For nine months of the year, Betoota Heights father of three Keiran Brush (43) can be described as a kitchen conservative, alternating between chicken schnitzel and beef stroganoff, both of which are noted for being his ‘famous’ varietal. 

However, in recent years it has been observed that the colder months have seen Brush become somewhat rogue in the kitchen, throwing together experimental dinners where cultural cuisines collide and nothing is sacred.

“It’s like living with Jamie Oliver but without all the time saved,” stated Brush’s youngest, and potentially most frightened, child, Harriette (10).

“He has put baked beans in every possible meal. Pizza with baked beans, baked bean salad, baked bean parmigiana, baked bean lasagne, baked bean fried rice, baked bean stew, roast chicken with baked bean stuffing, bbq pork baked bean buns, pasta alla baked beans, smoked baked bean pate and once he even made a baked bean pesto of which he gave several jars away in a church donation drive.”
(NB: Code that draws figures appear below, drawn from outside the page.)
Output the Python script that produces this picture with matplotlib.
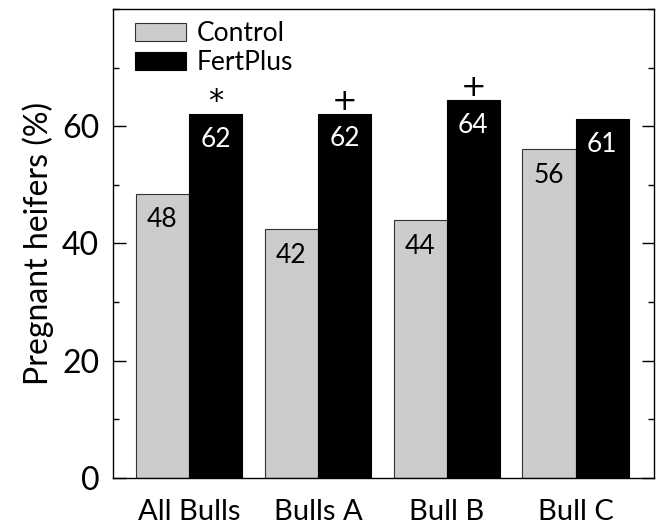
import numpy as np
import matplotlib.pyplot as plt
from matplotlib.ticker import MultipleLocator

groups = ['All Bulls', 'Bulls A', 'Bull B', 'Bull C']
control = [48.5, 42.4, 44.0, 56.1]
fertplus = [62.0, 62.1, 64.4, 61.2]
control_lbl = ['48', '42', '44', '56']
fertplus_lbl = ['62', '62', '64', '61']
signif = ['*', '+', '+', '']

plt.rcParams['font.family'] = ['Lato', 'DejaVu Sans']

fig = plt.figure(figsize=(6.56, 5.25), dpi=100)
ax = fig.add_axes([0.1723, 0.0901, 0.8251, 0.8928])

x = np.arange(len(groups))
w = 0.413
ax.bar(x - w/2, control, w, color='#cccccc', edgecolor='#333333', linewidth=0.8, label='Control')
ax.bar(x + w/2, fertplus, w, color='black', edgecolor='black', linewidth=0.8, label='FertPlus')

for i in range(len(groups)):
    ax.annotate(control_lbl[i], (x[i] - w/2, control[i]), xytext=(0, -19), textcoords='offset points',
                ha='center', va='center', fontsize=19, color='black')
    ax.annotate(fertplus_lbl[i], (x[i] + w/2, fertplus[i]), xytext=(0, -18), textcoords='offset points',
                ha='center', va='center', fontsize=19, color='white')
    if signif[i]:
        ax.annotate(signif[i], (x[i] + w/2, fertplus[i]), xytext=(0, 9), textcoords='offset points',
                    ha='center', va='center', fontsize=22, color='black', family='DejaVu Sans')

ax.set_xlim(-0.59, 3.61)
ax.set_ylim(0, 80)
ax.set_xticks(x)
ax.set_xticklabels(groups, fontsize=21)
ax.yaxis.set_minor_locator(MultipleLocator(10))
ax.set_yticks([0, 20, 40, 60])
ax.tick_params(axis='x', length=0, pad=15)
ax.tick_params(axis='y', which='major', direction='in', length=9, width=1, labelsize=23, pad=10,
               left=True, right=True)
ax.tick_params(axis='y', which='minor', direction='in', length=4, width=1, left=True, right=True)
ax.set_ylabel('Pregnant heifers (%)', fontsize=23, labelpad=6)
for s in ax.spines.values():
    s.set_linewidth(1.0)

ax.legend(loc='upper left', frameon=False, fontsize=19, handlelength=1.95, handleheight=0.7,
          handletextpad=0.4, labelspacing=0.15, borderpad=0, borderaxespad=0,
          bbox_to_anchor=(0.04, 0.974))

fig.savefig('out.png', dpi=100)
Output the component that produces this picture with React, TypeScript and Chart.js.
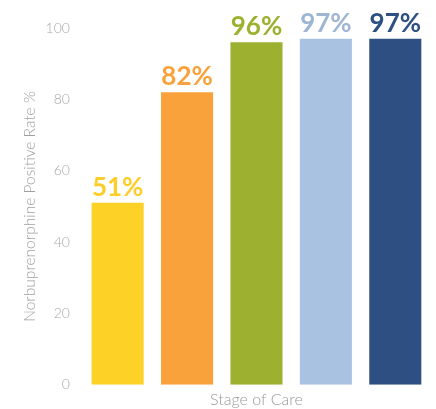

When our reporting team remarked that Harriette spoke with a mature eloquence beyond her years, the slightly shaken youth quipped that she has had to grow up fast to deal with her father’s winter cooking.

We reached out to Keiran Brush with the aim of understanding his hysterical kitchen outbursts but instead chose to abandon the story when we saw the tyrannical patriarch moulding baked beans together with his bare hands to create a hybrid baked bean dumpling/meatball that he swore would taste delicious.